The heat wave has continued here, and we've just spend three nights and four days in the Western Desert. It's been absolutely amazing. Stunning scenery, distant horizons and more types of rock formations than I thought I would ever be interested in.

The first night was camping out in the Western Desert about five hours drive out of Cairo. No need for tents, it doesn't exactly rain a lot out there, so it was an amazing night sleepin gon the sand under the stars. While the stars are unfamiliar here, with no Southern Cross to orient myself, it's an amazing experience waking up in the middle of the night and seeing the full moon and half the galaxy twinkling down on us.

Up with the sun of course (not my usual style, as you will all know) and driving off through the black desert. The sand and rock is still the normal beige colour, but it looks like someone has sprinkled peppercorns all over it, there are black rocks and pebbles covering the ground. And it goes on forever...

We did stop in an oasis town to get some supplies, including chicken for that night's stew. As in, pick out the (live) chickens we want from the cage, and they get prepared into segments. You can imagine the details. Oasis towns aren't the lush, palm tree shaded lakes you see in cartoons, they are half-finished mudbrick buildings lining the streets, with dust, dirt, people and general random stuff everywhere. Still, a fresh made falafel pita from the street vendor went down quite nicely for morning tea. Then back out into the desert...

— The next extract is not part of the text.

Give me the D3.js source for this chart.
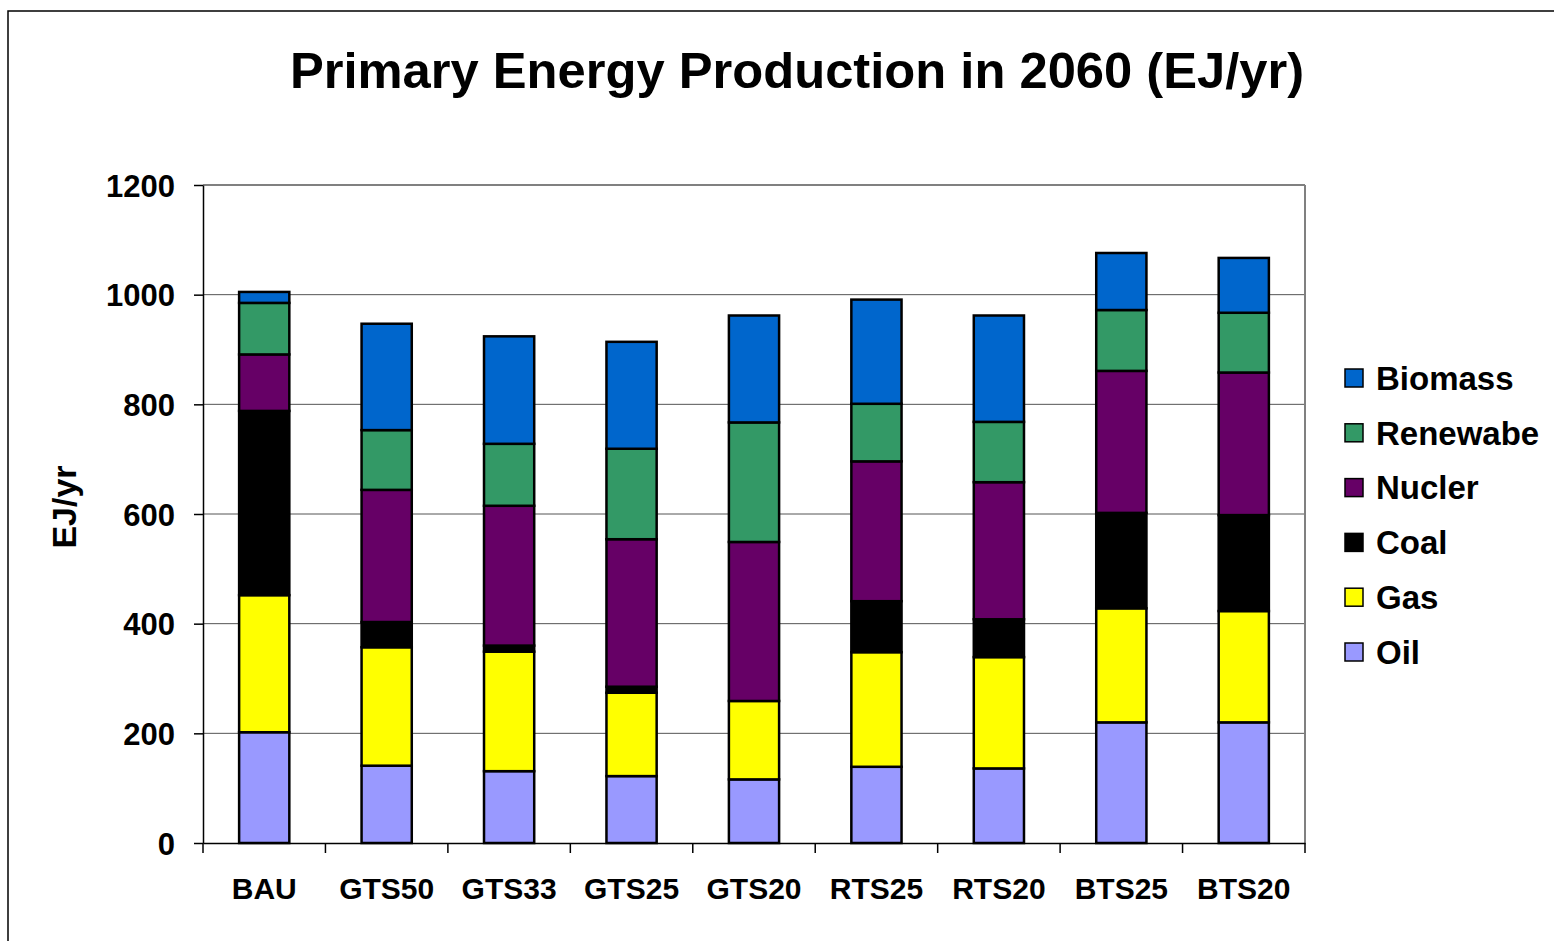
<!DOCTYPE html>
<html>
<head>
<meta charset="utf-8">
<script src="https://cdn.jsdelivr.net/npm/d3@7"></script>
<style>
  html, body { margin: 0; padding: 0; background: #fff; }
  svg { display: block; font-family: "Liberation Sans", Arial, sans-serif; font-weight: bold; }
</style>
</head>
<body>
<svg id="chart" width="1554" height="941"></svg>
<script>
// Primary energy production in 2060 by scenario (EJ/yr), stacked bottom -> top
const scenarios = ['BAU', 'GTS50', 'GTS33', 'GTS25', 'GTS20', 'RTS25', 'RTS20', 'BTS25', 'BTS20'];
const sources = ['Oil', 'Gas', 'Coal', 'Nucler', 'Renewabe', 'Biomass'];

const oil      = [202, 141, 131, 122, 116, 139, 136, 220, 220];
const gas      = [250, 216, 218, 152, 143, 209, 203, 208, 203];
const coal     = [336,  46,  11,  11,   0,  93,  69, 174, 175];
const nuclear  = [103, 241, 255, 269, 290, 255, 250, 259, 260];
const renew    = [ 94, 109, 113, 165, 218, 105, 110, 111, 109];
const biomass  = [ 20, 194, 196, 195, 195, 190, 194, 104, 100];

const yTicks = [0, 200, 400, 600, 800, 1000, 1200];

const colors = {
    Oil: '#9999FF', Gas: '#FFFF00', Coal: '#000000',
    Nucler: '#660066', Renewabe: '#339966', Biomass: '#0066CC'
};

// table for d3.stack
const seriesValues = [oil, gas, coal, nuclear, renew, biomass];
const rows = scenarios.map((s, i) => {
    const r = { scenario: s };
    sources.forEach((k, j) => { r[k] = seriesValues[j][i]; });
    return r;
});

const svg = d3.select('#chart');
const plot = { left: 203, right: 1305, top: 185, bottom: 843 };
const font = '"Liberation Sans", Arial, sans-serif';

// outer frame (right and bottom run off the picture)
svg.append('rect')
    .attr('x', 8).attr('y', 11).attr('width', 1600).attr('height', 1000)
    .attr('fill', 'none').attr('stroke', '#000').attr('stroke-width', 1.5);

svg.append('text')
    .attr('x', 797).attr('y', 88)
    .attr('text-anchor', 'middle')
    .style('font-size', '50.7px')
    .text('Primary Energy Production in 2060 (EJ/yr)');

const x = d3.scaleBand().domain(scenarios).range([plot.left, plot.right])
    .paddingInner(0.59).paddingOuter(0.295);
const y = d3.scaleLinear().domain([0, 1200]).range([plot.bottom, plot.top]);

// gridlines
svg.append('g').selectAll('line').data(yTicks.filter(d => d > 0)).enter().append('line')
    .attr('x1', plot.left).attr('x2', plot.right)
    .attr('y1', d => y(d)).attr('y2', d => y(d))
    .attr('stroke', d => d === 1200 ? '#808080' : '#555')
    .attr('stroke-width', d => d === 1200 ? 2 : 1);

// right border of plot area
svg.append('line')
    .attr('x1', plot.right).attr('x2', plot.right)
    .attr('y1', plot.top).attr('y2', plot.bottom)
    .attr('stroke', '#808080').attr('stroke-width', 2);

// stacked bars
const stacked = d3.stack().keys(sources)(rows);
svg.append('g').selectAll('g').data(stacked).enter().append('g')
    .attr('fill', d => colors[d.key])
    .selectAll('rect').data(d => d).enter().append('rect')
    .attr('x', d => x(d.data.scenario))
    .attr('width', x.bandwidth())
    .attr('y', d => y(d[1]))
    .attr('height', d => y(d[0]) - y(d[1]))
    .attr('stroke', '#000').attr('stroke-width', 2.5);

// y axis
const yAxis = svg.append('g')
    .attr('transform', `translate(${plot.left},0)`)
    .call(d3.axisLeft(y).tickValues(yTicks).tickFormat(d3.format('d'))
        .tickSize(9).tickPadding(19).tickSizeOuter(0));
yAxis.select('.domain').attr('stroke', '#000').attr('stroke-width', 1.5);
yAxis.selectAll('.tick line').attr('stroke', '#000').attr('stroke-width', 1.5);
yAxis.selectAll('.tick text')
    .attr('fill', '#000').attr('dy', '0.36em')
    .style('font-size', '31px').style('font-family', font).style('font-weight', 'bold');

// x axis: labels centred in bands, ticks on category boundaries
const xAxis = svg.append('g')
    .attr('transform', `translate(0,${plot.bottom})`)
    .call(d3.axisBottom(x).tickSize(0).tickPadding(35).tickSizeOuter(0));
xAxis.select('.domain').attr('stroke', '#000').attr('stroke-width', 1.5);
xAxis.selectAll('.tick text')
    .attr('fill', '#000')
    .style('font-size', '30px').style('font-family', font).style('font-weight', 'bold');

const boundaries = scenarios.map(s => x(s) - x.step() * x.paddingOuter()).concat([plot.right]);
xAxis.selectAll('.bound').data(boundaries).enter().append('line')
    .attr('class', 'bound')
    .attr('x1', d => d).attr('x2', d => d)
    .attr('y1', 0).attr('y2', 10)
    .attr('stroke', '#000').attr('stroke-width', 1.5);

// y axis title
svg.append('text')
    .attr('transform', 'translate(76,507) rotate(-90)')
    .attr('text-anchor', 'middle')
    .style('font-size', '34px')
    .text('EJ/yr');

// legend (top entry = top of stack)
const legendKeys = sources.slice().reverse();
const legend = svg.append('g').attr('transform', 'translate(1345,378)');
const item = legend.selectAll('g').data(legendKeys).enter().append('g')
    .attr('transform', (d, i) => `translate(0,${i * 54.8})`);
item.append('rect')
    .attr('x', 0).attr('y', -9).attr('width', 18).attr('height', 18)
    .attr('fill', d => colors[d]).attr('stroke', '#000').attr('stroke-width', 1.5);
item.append('text')
    .attr('x', 31).attr('y', 0).attr('dy', '0.36em')
    .style('font-size', '33px')
    .text(d => d);
</script>
</body>
</html>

But then we went deep into the white desert... Now that also is stunning, but in a different way. Photos just can't capture it. Some giant hand at some stage appears to have poured an mix of plaster of paris and chalk all over the desert, creating big sculpted shapes and layers of hard but brittle white sheets of rock on the sand. Another night under the stars, and we even had an appearance from a desert fox! Very cute and quite interested in our chicken stew smells... And at least it cools down at night, thank goodness.

Day three was en route to the Dahkla oasis. We skirted the edge of the Sahara, the great sand sea. And it really does look like that! Flat brown haziness as far as the horizon. Stopped off at an amazing artist's gallery - he does pretty much every form of art and is fantastic at all of them. That night we managed a soak in a hot spring to get clean just in time to get caught in a sandstorm. So it really was a full desert experience! OUr night sleeping on an oasis rooftop looking at the stars turned into a night on an oasis rooftop huddling in sleeping bags trying to avoid eating as much sand as possible and stop everything from blowing away. Mostly successful, we only lost a few things to the wind!

However unlikely it may seem, I have now gone an caught a head cold (I know, in the heat of the desert, go figure) so our 12 hour truck drive into Luxor today has gone by in a haze of tissues and headache. But we are back to civilization! A real shower and a bed, luxury.

So the desert experience has been truly amazing, albeit hard work! I'm looking forward now to some sights around history and people rather than lots of rock and sand. I'll let you know how it goes!